TASK OBJECTIVE.
All of the material below is to be restated word for word, apart from the pictures.
────────────────────
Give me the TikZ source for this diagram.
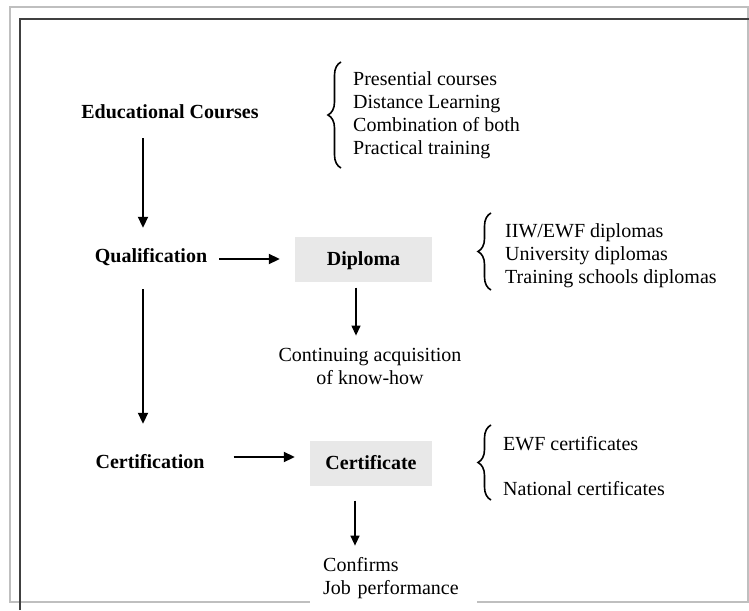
\documentclass[tikz,border=0pt]{standalone}
\usepackage{fontspec}
\setmainfont{Liberation Serif}
\usetikzlibrary{arrows.meta,decorations.pathreplacing}

\begin{document}
\begin{tikzpicture}[x=1pt,y=-1pt,
  every node/.style={font=\fontsize{20pt}{23pt}\selectfont, inner sep=0pt},
  stage/.style={font=\fontsize{20pt}{23pt}\selectfont\bfseries, text height=15pt, text depth=3pt},
  paper/.style={stage, fill=gray!18, minimum height=45pt},
  list/.style={align=left, anchor=west},
  bigarrow/.style={line width=1.9pt, -{Triangle[length=11pt,width=10pt]}},
  smallarrow/.style={line width=1.3pt, -{Triangle[length=10pt,width=9pt]}},
  curly/.style={line width=1.6pt, decorate, decoration={brace, amplitude=13pt}}]
\useasboundingbox (0,0) rectangle (749,610);
% page frame
\draw[black!25, line width=1.5pt] (10,7) rectangle (748,602);
\draw[black!75, line width=1.2pt] (20,610) -- (20,19) -- (749,19);

% main column
\node[stage] (edu) at (170,112) {Educational Courses};
\node[stage] (qual) at (151,256) {Qualification};
\node[stage] (certif) at (150,462) {Certification};
\coordinate (spine) at (143,0);

% what each step gives
\node[paper, minimum width=137pt] (dipl) at (363.5,259) {Diploma};
\node[paper, minimum width=122pt] (cfc) at (371,463) {Certificate};
\node[align=center] (knowhow) at (370,366) {Continuing acquisition\\of know-how};
\node[align=left, fill=white, text width=141pt, inner xsep=13pt, inner ysep=6pt, anchor=west] (confirm) at (310,578.5) {Confirms\\Job performance};

% lists
\node[list] (courses) at (353,115) {Presential courses\\Distance Learning\\Combination of both\\Practical training};
\node[list] (diplomas) at (505,255.5) {IIW/EWF diplomas\\University diplomas\\Training schools diplomas};
\node[list] (certs) at (503,466) {EWF certificates\\[22pt]National certificates};
\draw[curly] (341,168) -- (341,62);
\draw[curly] (491,290) -- (491,213);
\draw[curly] (491,500) -- (491,425);

% arrows
\draw[bigarrow, shorten <=17pt, shorten >=19pt] (edu.south -| spine) -- (qual.north -| spine);
\draw[bigarrow, shorten <=24pt, shorten >=29pt] (qual.south -| spine) -- (certif.north -| spine);
\draw[bigarrow, shorten <=12pt, shorten >=15pt] ([yshift=-3pt]qual.east) -- ([yshift=-3pt]qual.east -| dipl.west);
\draw[bigarrow, shorten <=29pt, shorten >=15pt] ([yshift=5pt]certif.east) -- ([yshift=5pt]certif.east -| cfc.west);
\draw[smallarrow, shorten <=6pt, shorten >=12pt] ([xshift=-7.5pt]dipl.south) -- ([xshift=-7.5pt]dipl.south |- knowhow.north);
\draw[smallarrow, shorten <=15pt, shorten >=6pt] ([xshift=-16pt]cfc.south) -- ([xshift=-16pt]cfc.south |- confirm.north);
\end{tikzpicture}
\end{document}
────────────────────
FINISHED TASK.
Give me the TikZ source for this diagram.
\documentclass[tikz,border=0pt]{standalone}
\usepackage{fontspec}
\setmainfont{Liberation Serif}
\usetikzlibrary{arrows.meta,decorations.pathreplacing}

\begin{document}
\begin{tikzpicture}[x=1pt,y=-1pt,
  every node/.style={font=\fontsize{20pt}{23pt}\selectfont, inner sep=0pt},
  stage/.style={font=\fontsize{20pt}{23pt}\selectfont\bfseries, text height=15pt, text depth=3pt},
  paper/.style={stage, fill=gray!18, minimum height=45pt},
  list/.style={align=left, anchor=west},
  bigarrow/.style={line width=1.9pt, -{Triangle[length=11pt,width=10pt]}},
  smallarrow/.style={line width=1.3pt, -{Triangle[length=10pt,width=9pt]}},
  curly/.style={line width=1.6pt, decorate, decoration={brace, amplitude=13pt}}]
\useasboundingbox (0,0) rectangle (749,610);
% page frame
\draw[black!25, line width=1.5pt] (10,7) rectangle (748,602);
\draw[black!75, line width=1.2pt] (20,610) -- (20,19) -- (749,19);

% main column
\node[stage] (edu) at (170,112) {Educational Courses};
\node[stage] (qual) at (151,256) {Qualification};
\node[stage] (certif) at (150,462) {Certification};
\coordinate (spine) at (143,0);

% what each step gives
\node[paper, minimum width=137pt] (dipl) at (363.5,259) {Diploma};
\node[paper, minimum width=122pt] (cfc) at (371,463) {Certificate};
\node[align=center] (knowhow) at (370,366) {Continuing acquisition\\of know-how};
\node[align=left, fill=white, text width=141pt, inner xsep=13pt, inner ysep=6pt, anchor=west] (confirm) at (310,578.5) {Confirms\\Job performance};

% lists
\node[list] (courses) at (353,115) {Presential courses\\Distance Learning\\Combination of both\\Practical training};
\node[list] (diplomas) at (505,255.5) {IIW/EWF diplomas\\University diplomas\\Training schools diplomas};
\node[list] (certs) at (503,466) {EWF certificates\\[22pt]National certificates};
\draw[curly] (341,168) -- (341,62);
\draw[curly] (491,290) -- (491,213);
\draw[curly] (491,500) -- (491,425);

% arrows
\draw[bigarrow, shorten <=17pt, shorten >=19pt] (edu.south -| spine) -- (qual.north -| spine);
\draw[bigarrow, shorten <=24pt, shorten >=29pt] (qual.south -| spine) -- (certif.north -| spine);
\draw[bigarrow, shorten <=12pt, shorten >=15pt] ([yshift=-3pt]qual.east) -- ([yshift=-3pt]qual.east -| dipl.west);
\draw[bigarrow, shorten <=29pt, shorten >=15pt] ([yshift=5pt]certif.east) -- ([yshift=5pt]certif.east -| cfc.west);
\draw[smallarrow, shorten <=6pt, shorten >=12pt] ([xshift=-7.5pt]dipl.south) -- ([xshift=-7.5pt]dipl.south |- knowhow.north);
\draw[smallarrow, shorten <=15pt, shorten >=6pt] ([xshift=-16pt]cfc.south) -- ([xshift=-16pt]cfc.south |- confirm.north);
\end{tikzpicture}
\end{document}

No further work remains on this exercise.